Residents of Ka’u packed the Old Pahala Clubhouse on Wednesday night, to hear about the new biofuel project being proposed for the area.
There was only a few days notice prior to the meeting. Many residents were surprised when the Hawaiian Electric Company and ‘Āina Koa Pono made the announcement at a sudden press conference held on Oahu.
Officials with both companies said they could not diclose much information prior to finalizing negotiations.
Brittany Smart, the councilwoman for the district, says there was a lot of initial confusion in the community.
HECO and ‘Āina Koa Pono have agreed to develop a 13,000 acre Energy Farm as well as a processing plant located on the site of the old macadamia equipment shed. The industrial zoned plot is owned by the Edmund Olson trust. Company officials say the $320 million project will create a minimum of 300 construction jobs over the first two years and ultimately more than 100 permanent operation and farming jobs.
But residents had a lot of questions about what the benefits to the community will be, aside from the jobs.
Former councilman Guy Enriques suggested a way for the company to give back, in a fashion similar to the Geothermal Relocation and Community Benefits Fund.
Other residents, who live next door to the proposed location, were worried about the impacts the plant would have on their quality of life.
Company officials say that if the community preferred, it would be willing to look into negotiating a move to Bishop Estate owned ag lands closer to the Transfer Station. However, the move would need community support in order to get the needed government permits.
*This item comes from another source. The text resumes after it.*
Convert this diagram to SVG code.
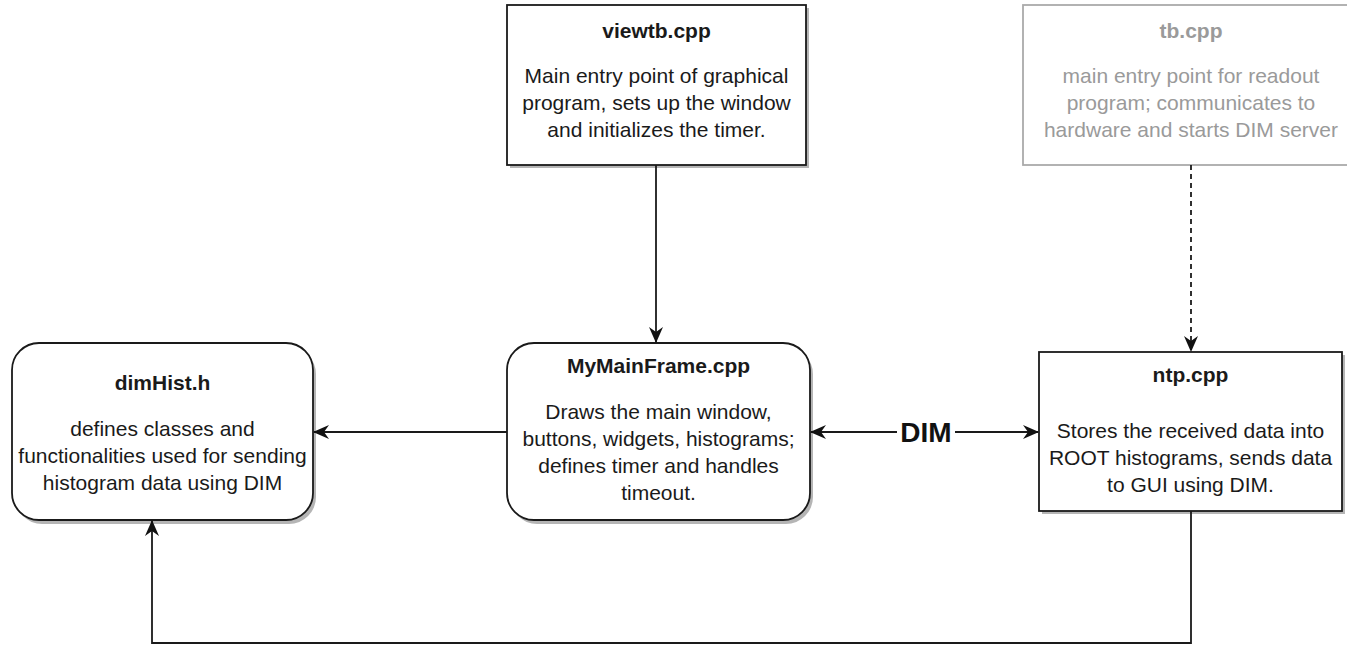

The Aina Koa Pono biofuel plant would produce 14 million gallons per year by 2014. Although it will reduce energy costs in the long run – when oil prices eventually rise to near $150 a barrel – the initial cost to the consumer will go up. Subject to approval by the Public Utilities Commission, the immediate difference in price between the locally grown and produced biofuel and the fossil fuel it replaces would be spread across customers on all islands. Therefor, based on December 2010 fuel costs, this would add less than 1/3 of a cent per kilowatthour, or $1.55 to $1.86 per month, to a typical residential customer bill.